My Conversation with Joanne Paul


Here is the audio, video, and transcript.  Here is the episode summary:

Joanne Paul is a historian at the University of Sussex, author, and a go-to Tudor expert on YouTube. She tells Tyler she’s drawn to the 16th century because it sits between the medieval and the modern, and because its paths not taken are a way of asking whether our own world had to turn out this way. Her biography Thomas More: A Life takes its subject in that spirit, refusing to reduce More to either martyr or monster.

Tyler and Joanne discuss how More influenced Erasmus, what to make of Utopia, why fear drove More’s persecution of heretics, how Holbein’s portraits of More and Cromwell differ, what movie depictions get wrong about More, how his execution was viewed at the time, how the Tudor period paved the way for Shakespeare and the scientific revolution, the surprising social mobility of the period, how the City of London governed itself and where that clashed with the Crown, Joanne’s upbringing in Canada and what drew her to English history, what she thinks sits beneath a lot of Britain’s current stagnation, the subject of her next book, and much more.

Excerpt:

COWEN: As you point out in the book, and you’re well aware, he oversaw the persecution of heretics. He oversaw torture. He was misogynistic when he wrote about women. Was he just a bad guy? Is that the correct picture of More, or am I supposed to admire him? He took a stand on principle, and he died, but what was the principle, really? To defend Catholicism, which then was also an instrument of torture?

PAUL: As a historian, I take one of my principles as to not try to put people into a box of good or evil.

COWEN: I’m not a historian. Should I just dislike him?

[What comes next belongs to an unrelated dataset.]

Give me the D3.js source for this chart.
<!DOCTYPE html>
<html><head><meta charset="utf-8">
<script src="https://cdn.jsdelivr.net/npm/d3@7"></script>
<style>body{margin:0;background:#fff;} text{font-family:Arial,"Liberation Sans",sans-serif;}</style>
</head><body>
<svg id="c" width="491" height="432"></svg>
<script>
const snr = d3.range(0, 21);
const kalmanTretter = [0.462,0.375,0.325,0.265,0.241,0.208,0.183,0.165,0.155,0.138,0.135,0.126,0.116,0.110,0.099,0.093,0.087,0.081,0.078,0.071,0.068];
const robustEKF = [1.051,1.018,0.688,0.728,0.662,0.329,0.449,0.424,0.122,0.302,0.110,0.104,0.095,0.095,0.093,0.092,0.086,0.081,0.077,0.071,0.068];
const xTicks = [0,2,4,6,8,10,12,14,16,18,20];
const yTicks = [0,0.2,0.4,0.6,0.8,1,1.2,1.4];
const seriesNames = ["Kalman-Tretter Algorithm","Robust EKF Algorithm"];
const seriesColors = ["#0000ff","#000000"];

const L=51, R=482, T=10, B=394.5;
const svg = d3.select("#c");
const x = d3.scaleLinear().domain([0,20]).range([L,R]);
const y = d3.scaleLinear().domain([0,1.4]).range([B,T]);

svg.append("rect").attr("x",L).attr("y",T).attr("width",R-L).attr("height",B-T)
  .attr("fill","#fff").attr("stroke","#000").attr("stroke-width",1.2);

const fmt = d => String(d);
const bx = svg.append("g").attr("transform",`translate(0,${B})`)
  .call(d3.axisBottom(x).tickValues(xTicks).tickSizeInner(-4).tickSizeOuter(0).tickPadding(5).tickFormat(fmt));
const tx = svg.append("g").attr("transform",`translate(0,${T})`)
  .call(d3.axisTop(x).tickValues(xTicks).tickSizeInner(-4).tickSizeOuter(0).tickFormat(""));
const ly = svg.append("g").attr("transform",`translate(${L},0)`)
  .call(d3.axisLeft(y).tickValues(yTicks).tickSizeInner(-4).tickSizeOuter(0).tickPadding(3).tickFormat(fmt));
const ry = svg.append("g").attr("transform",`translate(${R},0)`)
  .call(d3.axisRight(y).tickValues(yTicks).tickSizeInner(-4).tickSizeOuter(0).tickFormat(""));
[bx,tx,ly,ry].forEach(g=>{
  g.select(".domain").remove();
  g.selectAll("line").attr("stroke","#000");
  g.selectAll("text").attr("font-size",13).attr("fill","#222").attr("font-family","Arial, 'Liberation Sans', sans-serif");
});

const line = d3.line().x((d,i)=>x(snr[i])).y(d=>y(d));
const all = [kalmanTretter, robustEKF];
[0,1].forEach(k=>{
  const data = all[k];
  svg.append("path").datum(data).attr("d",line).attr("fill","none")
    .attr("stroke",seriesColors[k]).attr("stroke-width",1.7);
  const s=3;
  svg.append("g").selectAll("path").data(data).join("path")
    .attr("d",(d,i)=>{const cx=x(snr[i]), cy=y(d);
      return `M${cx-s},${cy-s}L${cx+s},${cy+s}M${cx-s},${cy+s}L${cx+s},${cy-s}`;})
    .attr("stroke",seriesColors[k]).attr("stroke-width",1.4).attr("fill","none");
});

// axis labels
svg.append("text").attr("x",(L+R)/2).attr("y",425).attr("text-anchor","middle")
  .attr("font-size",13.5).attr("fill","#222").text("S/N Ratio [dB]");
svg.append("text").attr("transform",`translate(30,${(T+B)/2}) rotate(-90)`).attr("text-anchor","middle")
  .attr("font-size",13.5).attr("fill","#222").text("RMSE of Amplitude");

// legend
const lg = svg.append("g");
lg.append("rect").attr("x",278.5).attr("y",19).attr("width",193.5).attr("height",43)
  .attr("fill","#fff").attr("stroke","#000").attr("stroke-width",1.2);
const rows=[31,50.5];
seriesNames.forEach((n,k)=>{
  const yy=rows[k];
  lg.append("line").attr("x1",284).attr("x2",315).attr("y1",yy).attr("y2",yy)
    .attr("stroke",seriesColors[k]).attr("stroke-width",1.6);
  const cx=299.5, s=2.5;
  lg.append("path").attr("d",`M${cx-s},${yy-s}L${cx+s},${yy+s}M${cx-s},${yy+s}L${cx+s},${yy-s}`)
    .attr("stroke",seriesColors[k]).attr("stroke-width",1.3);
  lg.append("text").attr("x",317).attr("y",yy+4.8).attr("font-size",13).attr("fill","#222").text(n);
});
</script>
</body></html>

PAUL: No, I think you should be interested in these contradictions. I think you should be interested in the complexity that is the human experience. I think we should ask questions about why someone who is clearly very educated, clearly very intelligent, clearly very worldly in many ways, has also these beliefs that we rightly and should condemn. With Thomas More, I think he comes to these beliefs out of a place of fear. I think that’s something that we should take note of. He was afraid of what he would consider the Lutheran heresy. He was afraid of how it would lead to the breakdown of his society, and he was convinced by those people who held that to be the case.

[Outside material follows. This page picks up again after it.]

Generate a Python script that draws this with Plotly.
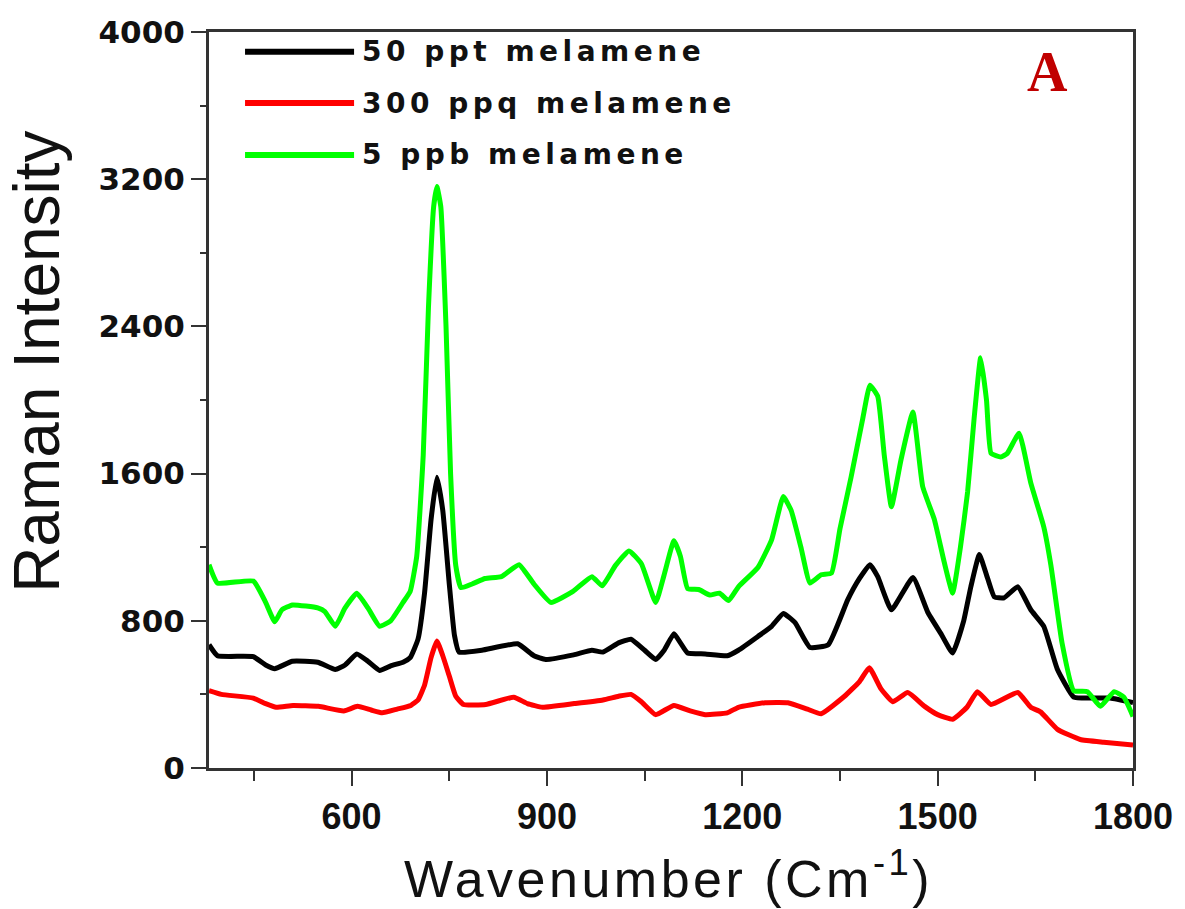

I think that there are important lessons in that for us today, the way that we can become convinced that a group will lead to the breakdown of our society, that fear can lead to that hatred and indeed that violence. I think that’s an important lesson. If we just reject, oh, he was bad, then I don’t think we understand the way in which someone like Thomas More can become convinced that way. In terms of his role in opposing heresy, yes, he advocated for the persecution of heretics. He thought it was right and just that they were burned at the stake. I think that at times his role in that has been overstated, and I think we just need to understand what it was in historical reality.

He imprisoned heretics. He interrogated them. We don’t know if he tortured them. That was something he was accused of at the time. He said he didn’t. I don’t know that we’ll ever find evidence either way on that. There were three cases that he oversaw as Lord Chancellor of those who were burned at the stake. I only say that because I see on social media and the like and people presenting me with the suggestion that hundreds were put to the flames by Thomas More personally. I just think we have to understand what it is that we are actually talking about.

And:

COWEN: What precursors of the scientific revolution do you see, other than education? That’s coming in the 17th century. Is there more emphasis on calculation or measurement or accounting? What are the roots in the Tudor period?

PAUL: A lot of that comes from the Renaissance, as indeed humanism does. There’s this reintroduction of a lot of classical texts, an advocacy for reading these classical texts, particularly Greek texts and learning Greek. A lot of it is coming from an engagement with Greek mathematics and science. The other thing, and this is something I really emphasize when I’m teaching the scientific revolution with my students, is that we have to remember that the scientific revolution isn’t this grand triumph of science over religion or mysticism or what have you, that these two things very much go hand in hand through the 16th and into the 17th century.

The scientific method, for instance, comes from alchemy, which we might think of as an occult science. The methodology for scientific experimentation comes out of this desire to find the philosopher’s stone. Someone like John Dee is this polymath, as well as this occultist, Francis Bacon, has his interests in these sort of mystical elements as well. The growth and interest in what we might think of as mystical texts, a lot of them having to do with Judaism, as well as these Greek texts, comes together to form, I think, something that looks like the foundations of the scientific revolution.

A good episode with many points of interest.  And I enjoyed Joanne’s recent book Thomas More: A Life.